Wallcoverings at the Indigo celebrate film and photography.

Instead of a monochrome accent wall, the guestrooms have photographic wallcoverings behind the beds that connect to Wong and her era. The print on the hallway walls is of classic white brick, while the carpeting evokes flashbulbs. “You see it in the decor as well; it ties into the artwork and goes hand in hand,” Soto said. 
 
At the same time, the artwork celebrates the Fiesta de los Flores, a popular parade evoking flowers that took place in Los Angeles around the turn of the century. Perhaps the most notable artpiece celebrating the Fiesta is a “motion wall” by the lobby’s elevator bank. 

The wall, using nine flat screens, evokes an old-fashioned nickelodeon or flipbook with 24 slides that repeat endlessly as they rotate from screen to screen. “We made that modern and digital,” Soto said. “If you look, you can see the turning of the pages.

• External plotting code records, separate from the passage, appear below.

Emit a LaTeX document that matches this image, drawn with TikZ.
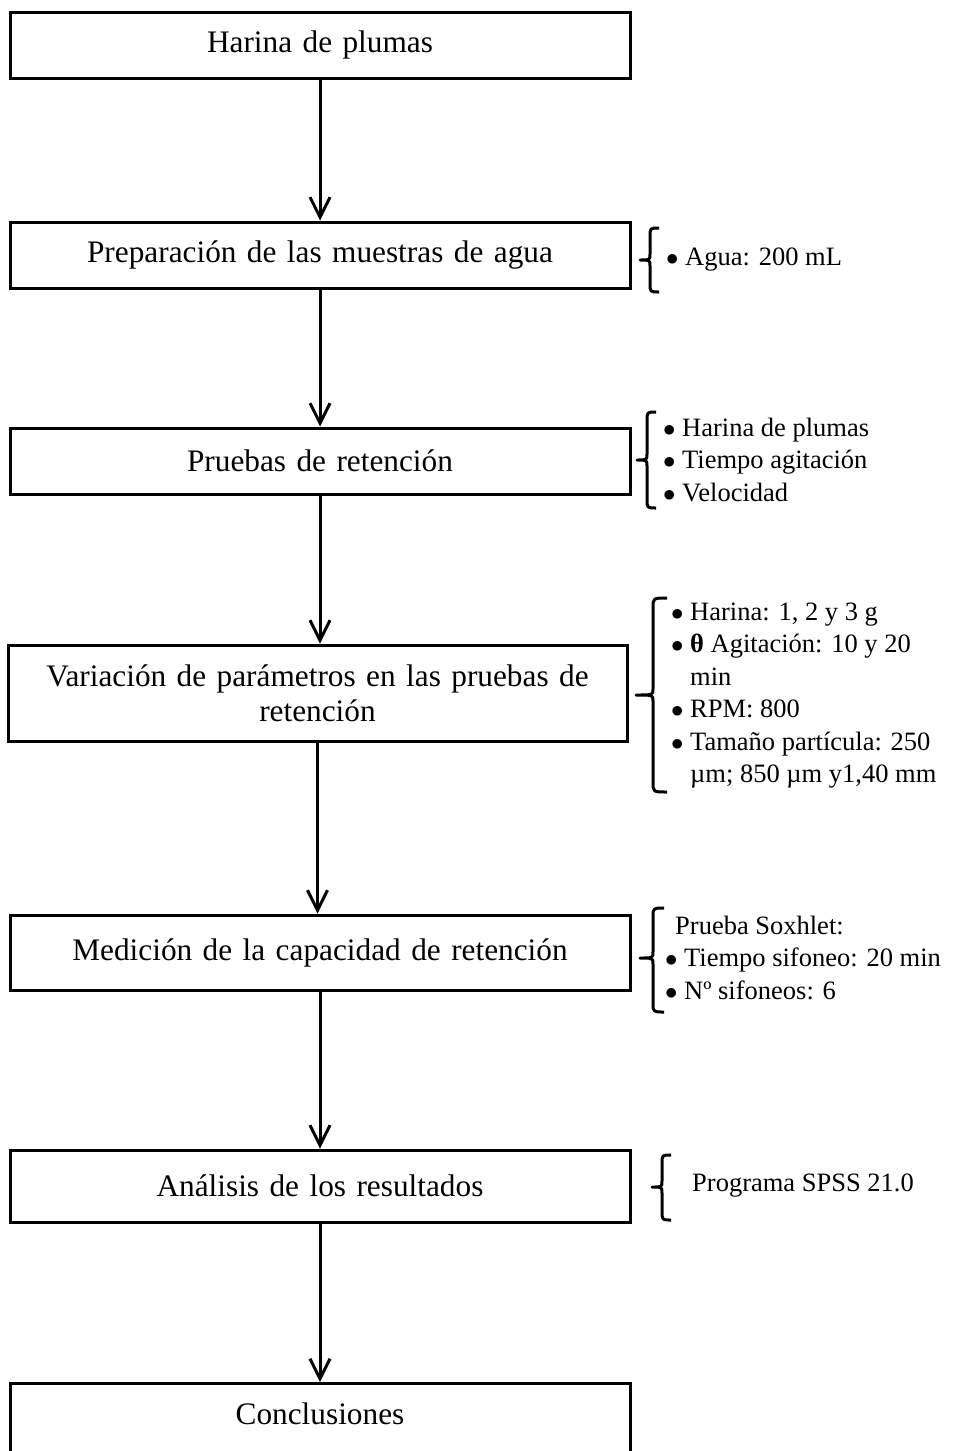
\documentclass[tikz,border=0pt]{standalone}
\usepackage{fontspec}
\setmainfont{Liberation Serif}
\usetikzlibrary{arrows.meta}

\newcommand{\vineta}{\makebox[19pt][l]{$\bullet$}}
\newcommand{\sangria}{\hspace*{19pt}}

\tikzset{
  caja/.style={draw, line width=3pt, minimum width=620pt, minimum height=66pt,
    text width=600pt, align=center, inner sep=0pt, font=\fontsize{31.3}{35}\selectfont},
  flecha/.style={line width=3pt, -{Straight Barb[length=20pt, width=20pt]}},
  llave/.style={line width=3pt, line join=round},
  lista/.style={anchor=west, align=left, inner sep=0pt, font=\fontsize{26.5}{32.5}\selectfont}
}

\begin{document}
\begin{tikzpicture}[x=1pt, y=-1pt]

    \clip (0,0) rectangle (954,1451);

    % pasos del proceso
    \node[caja] (harina) at (320,45) {Harina de plumas};
    \node[caja] (muestras) at (320,255) {Preparación de las muestras de agua};
    \node[caja] (pruebas) at (320,461) {Pruebas de retención};
    \node[caja, minimum width=619pt, minimum height=96pt] (variacion) at (317.5,693)
        {Variación de parámetros en las pruebas de\\retención};
    \node[caja, minimum height=75pt] (medicion) at (320,952.5) {Medición de la capacidad de retención};
    \node[caja, minimum height=72pt] (analisis) at (320,1186) {Análisis de los resultados};
    \node[caja, minimum height=70pt, text depth=10pt] (conclusiones) at (320,1418.5) {Conclusiones};

    \draw[flecha] (harina) -- (muestras);
    \draw[flecha] (muestras) -- (pruebas);
    \draw[flecha] (pruebas.south) -- (pruebas.south |- variacion.north);
    \draw[flecha] (variacion.south) -- (variacion.south |- medicion.north);
    \draw[flecha] (medicion.south) -- (medicion.south |- analisis.north);
    \draw[flecha] (analisis) -- (conclusiones);

    % llaves
    \draw[llave] (659,228) .. controls (650,228) .. (650,237) -- (650,254)
        .. controls (650,260) .. (640,260) .. controls (650,260) .. (650,266)
        -- (650,283) .. controls (650,292) .. (659,292);
    \draw[llave] (656,412) .. controls (647,412) .. (647,421) -- (647,454)
        .. controls (647,460) .. (637,460) .. controls (647,460) .. (647,466)
        -- (647,499) .. controls (647,508) .. (656,508);
    \draw[llave] (667,598) .. controls (653,598) .. (653,608) -- (653,689)
        .. controls (653,695) .. (636,695) .. controls (653,695) .. (653,701)
        -- (653,782) .. controls (653,792) .. (667,792);
    \draw[llave] (664,908) .. controls (653,908) .. (653,917) -- (653,952)
        .. controls (653,958) .. (640,958) .. controls (653,958) .. (653,964)
        -- (653,1003) .. controls (653,1012) .. (664,1012);
    \draw[llave] (671,1155) .. controls (662,1155) .. (662,1164) -- (662,1181)
        .. controls (662,1187) .. (652,1187) .. controls (662,1187) .. (662,1193)
        -- (662,1211) .. controls (662,1220) .. (671,1220);

    % listas
    \node[lista] (agua) at (666,260) {\vineta Agua: 200 mL};
    \node[lista] (factores) at (663,460) {\vineta Harina de plumas\\\vineta Tiempo agitación\\\vineta Velocidad};
    \node[lista] (parametros) at (671,695.5) {\vineta Harina: 1, 2 y 3 g\\
        \vineta\textbf{θ} Agitación: 10 y 20\\\sangria min\\\vineta RPM: 800\\
        \vineta Tamaño partícula: 250\\\sangria µm; 850 µm y1,40 mm};
    \node[lista] (soxhlet) at (665,957.5) {\hspace*{10pt}Prueba Soxhlet:\\\vineta Tiempo sifoneo: 20 min\\\vineta Nº sifoneos: 6};
    \node[lista] (spss) at (692,1186) {Programa SPSS 21.0};

\end{tikzpicture}
\end{document}
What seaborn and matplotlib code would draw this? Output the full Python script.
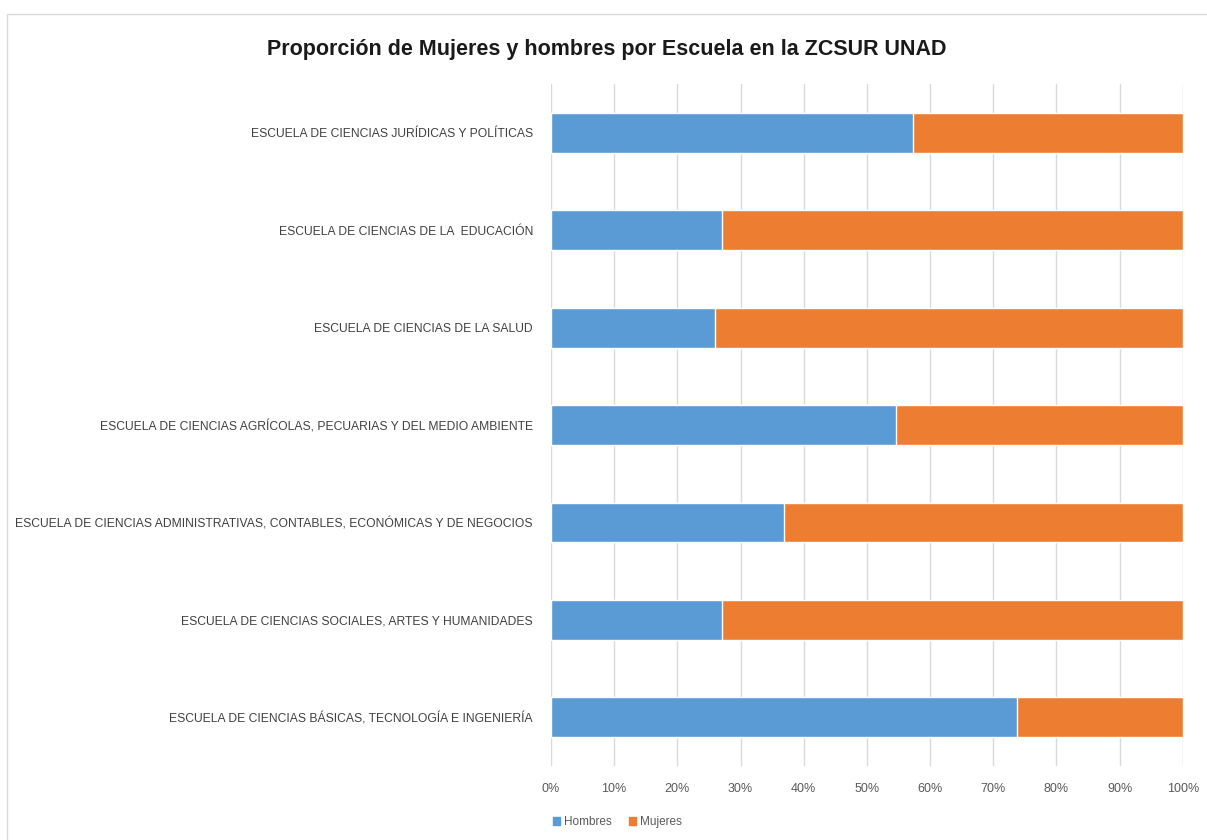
import matplotlib
matplotlib.use("Agg")
import matplotlib.pyplot as plt
import matplotlib.patches as mpatches
import seaborn as sns
import pandas as pd

escuelas = [
    "ESCUELA DE CIENCIAS JURÍDICAS Y POLÍTICAS",
    "ESCUELA DE CIENCIAS DE LA  EDUCACIÓN",
    "ESCUELA DE CIENCIAS DE LA SALUD",
    "ESCUELA DE CIENCIAS AGRÍCOLAS, PECUARIAS Y DEL MEDIO AMBIENTE",
    "ESCUELA DE CIENCIAS ADMINISTRATIVAS, CONTABLES, ECONÓMICAS Y DE NEGOCIOS",
    "ESCUELA DE CIENCIAS SOCIALES, ARTES Y HUMANIDADES",
    "ESCUELA DE CIENCIAS BÁSICAS, TECNOLOGÍA E INGENIERÍA",
]
hombres = [0.573, 0.270, 0.259, 0.546, 0.368, 0.271, 0.737]
mujeres = [0.427, 0.730, 0.741, 0.454, 0.632, 0.729, 0.263]
ticks = [0, 0.1, 0.2, 0.3, 0.4, 0.5, 0.6, 0.7, 0.8, 0.9, 1.0]
tick_labels = ["0%", "10%", "20%", "30%", "40%", "50%", "60%", "70%", "80%", "90%", "100%"]

azul = "#5B9BD5"
naranja = "#ED7D31"

df = pd.DataFrame({"Escuela": escuelas, "Hombres": hombres, "Mujeres": mujeres})
df["Total"] = df["Hombres"] + df["Mujeres"]

sns.set_style("white")
plt.rcParams["font.family"] = ["Liberation Sans", "DejaVu Sans"]

fig = plt.figure(figsize=(12.07, 8.4), dpi=100)
ax = fig.add_axes([0.4565, 0.088, 0.5235, 0.812])

# barra total (mujeres) debajo, hombres encima
sns.barplot(data=df, y="Escuela", x="Total", color=naranja, orient="h",
            width=0.41, saturation=1, ax=ax, zorder=2)
sns.barplot(data=df, y="Escuela", x="Hombres", color=azul, orient="h",
            width=0.41, saturation=1, ax=ax, zorder=3)

ax.set_xlim(0, 1)
ax.set_xticks(ticks)
ax.set_xticklabels(tick_labels)
ax.grid(axis="x", color="#d9d9d9", linewidth=1, zorder=0)
ax.set_axisbelow(True)
for s in ax.spines.values():
    s.set_visible(False)
ax.set_xlabel("")
ax.set_ylabel("")
ax.tick_params(axis="y", length=0, labelsize=8.7, colors="#404040", pad=13)
ax.tick_params(axis="x", length=0, labelsize=9, colors="#595959", pad=12)

fig.suptitle("Proporción de Mujeres y hombres por Escuela en la ZCSUR UNAD",
             x=0.503, y=0.954, fontsize=15.5, fontweight="bold", color="#1a1a1a")

handles = [mpatches.Patch(color=azul, label="Hombres"),
           mpatches.Patch(color=naranja, label="Mujeres")]
leg = fig.legend(handles=handles, loc="center left", bbox_to_anchor=(0.449, 0.021),
                 ncol=2, frameon=False, fontsize=8.5, handlelength=0.6, handleheight=0.6,
                 handletextpad=0.4, columnspacing=1.4)
for t in leg.get_texts():
    t.set_color("#595959")

border = mpatches.Rectangle((0.006, -0.01), 1.0, 0.993, transform=fig.transFigure,
                            fill=False, edgecolor="#d9d9d9", linewidth=1)
fig.patches.append(border)

fig.savefig("out.png", dpi=100)
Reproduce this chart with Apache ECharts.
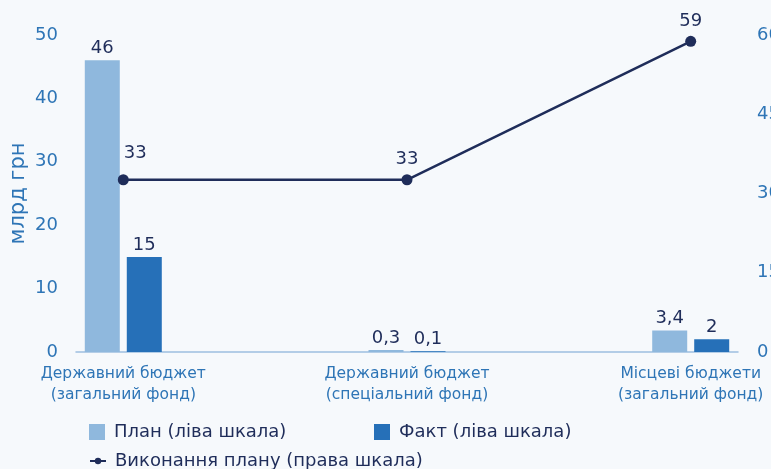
<!DOCTYPE html>
<html>
<head>
<meta charset="utf-8">
<script src="https://cdn.jsdelivr.net/npm/echarts@6/dist/echarts.min.js"></script>
<style>
  html, body { margin: 0; padding: 0; background: #f6f9fc; }
  #chart { width: 771px; height: 469px; }
</style>
</head>
<body>
<div id="chart"></div>
<script>
  // дані з графіка
  const categories = ['Державний бюджет\n(загальний фонд)', 'Державний бюджет\n(спеціальний фонд)', 'Місцеві бюджети\n(загальний фонд)'];
  const plan = [46, 0.3, 3.4];
  const fact = [15, 0.1, 2];
  const execution = [32.6, 32.6, 58.8];
  const leftTicks = { min: 0, max: 50, interval: 10 };
  const rightTicks = { min: 0, max: 60, interval: 15 };

  // категорії стоять через дві порожні позиції
  const gap = 2;
  const slot = (arr, empty) => {
    const out = [];
    arr.forEach((v, i) => {
      out.push(v);
      if (i < arr.length - 1) for (let k = 0; k < gap; k++) out.push(empty);
    });
    return out;
  };

  const font = 'DejaVu Sans';
  const navy = '#1f2d5a';
  const blue = '#2e75b6';
  const fmt = v => String(v).replace('.', ',');

  const lineData = slot(execution, '-').map((v, i) => {
    if (v === '-') return v;
    const item = { value: v };
    if (i === 0) item.label = { offset: [12, -6] };
    return item;
  });

  const chart = echarts.init(document.getElementById('chart'));
  chart.setOption({
    backgroundColor: '#f6f9fc',
    textStyle: { fontFamily: font },
    grid: { left: 76, right: 33, top: 35, bottom: 117, outerBoundsMode: 'none', containLabel: false },
    legend: [
      { data: ['План (ліва шкала)'], left: 84, top: 418, itemWidth: 16, itemHeight: 16, icon: 'rect',
        textStyle: { color: navy, fontSize: 18, fontFamily: font, padding: [0, 0, 0, 4] } },
      { data: ['Факт (ліва шкала)'], left: 369, top: 418, itemWidth: 16, itemHeight: 16, icon: 'rect',
        textStyle: { color: navy, fontSize: 18, fontFamily: font, padding: [0, 0, 0, 4] } },
      { data: ['Виконання плану (права шкала)'], left: 84, top: 447, itemWidth: 16, itemHeight: 8,
        textStyle: { color: navy, fontSize: 18, fontFamily: font, padding: [0, 0, 0, 4] } },
    ],
    xAxis: {
      type: 'category',
      data: slot(categories, ''),
      axisLine: { lineStyle: { color: '#9dbfe0', width: 1.5 } },
      axisTick: { show: false },
      axisLabel: { interval: 0, color: blue, fontSize: 15.5, lineHeight: 21, margin: 11, fontFamily: font },
    },
    yAxis: [
      {
        type: 'value', ...leftTicks,
        name: 'млрд грн', nameLocation: 'middle', nameGap: 47, nameRotate: 90, nameMoveOverlap: false,
        nameTextStyle: { color: blue, fontSize: 21, fontFamily: font },
        splitLine: { show: false },
        axisLabel: { color: blue, fontSize: 18, margin: 18, fontFamily: font },
      },
      {
        type: 'value', ...rightTicks,
        splitLine: { show: false },
        axisLabel: { color: blue, fontSize: 18, margin: 19, fontFamily: font },
      },
    ],
    series: [
      {
        name: 'План (ліва шкала)', type: 'bar', data: slot(plan, '-'),
        barWidth: 35, barGap: '20%',
        itemStyle: { color: '#8fb8dd' },
        label: { show: true, position: 'top', distance: 3, color: navy, fontSize: 18, fontFamily: font, formatter: p => fmt(p.value) },
      },
      {
        name: 'Факт (ліва шкала)', type: 'bar', data: slot(fact, '-'),
        barWidth: 35, barGap: '20%',
        itemStyle: { color: '#2670b8' },
        label: { show: true, position: 'top', distance: 3, color: navy, fontSize: 18, fontFamily: font, formatter: p => fmt(p.value) },
      },
      {
        name: 'Виконання плану (права шкала)', type: 'line', yAxisIndex: 1, data: lineData,
        connectNulls: true, symbol: 'circle', symbolSize: 11,
        lineStyle: { color: navy, width: 2.5 },
        itemStyle: { color: navy },
        label: { show: true, position: 'top', distance: 6, color: navy, fontSize: 18, fontFamily: font, formatter: p => Math.round(p.value) },
      },
    ],
  });
</script>
</body>
</html>
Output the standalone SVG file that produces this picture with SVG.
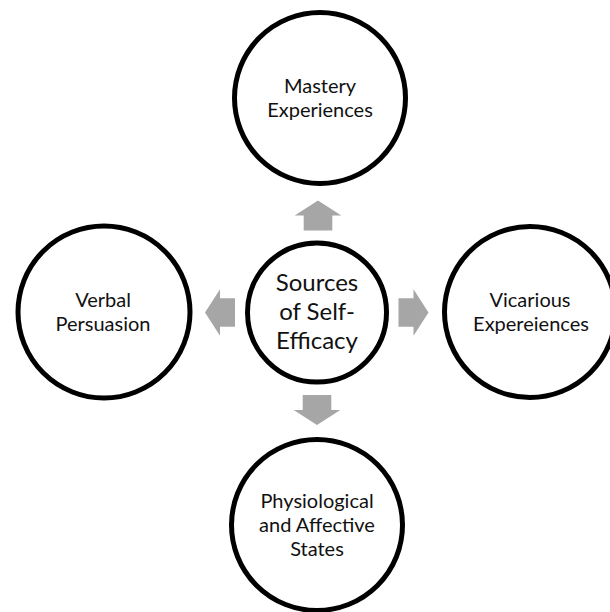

You can see the flickering, the imperfections of the paper. You don’t see it right away unless you go up to it.” The wall alone took a year to create, from the initial concept to the animation and its background, and then finally bringing it to the screen. “It takes a lot of time to do that,” Soto said.

The "Motion Wall" at the Hotel Indigo evokes flipbooks and classic nickelodeons.

The Process

Bathrooms at the Indigo have art in the shower.

“We worked very, very closely with the story that the designers told,” said Janet van Arsdale, president of JVA Art Group. “We talked with them every day, sometimes every hour. We’d go back and forth, and the person they’d talk to on the phone was the person who was making the art for them.” That closeness, she said, helped speed the process along and make sure everyone was on the same page. “There aren’t three or four people in between the idea and the conception,” she said. 
 
Everyone at JVA Art was involved in the Indigo project, Soto said, including one team member who also works as a hand model. An enlarged photograph of her hand holding a makeup compact was used as artwork to separate the shower stall from the rest of the bathroom. 

And van Arsdale herself took the photographs of flowers that are seen throughout the lobby, making sure that the picture fit the design team’s concept exactly. Finding stock imagery of flowers would be easier, she acknowledged, but “I don’t think the resolution is high enough.” 
 
And in some cases, stock photographs simply wouldn’t work. A backdrop in one elevator is a giant picture of pink leaves. “I had to source them from a florist in Hawaii, and [have them] shipped here to take a picture,” Soto recalled, explaining that the designer wanted a specifically staged picture of that exact leaf, and it could only be found in Hawaii. “We shipped them over, photographed them and enlarged them.” Once they had the perfect picture, the team could print it on a giant flatbed printer that can create images on anything from film to vinyl to plexiglass. “We often will submit a different version just to see if it will fit in, but she really wanted that one.” 
 
And that, van Arsdale said, was why they were selected for the project in the first place. “We give them what they want, not what we have.” 

Janet van Arsdale, president of JVA Art Group, took pictures of flowers for the lobby wall herself.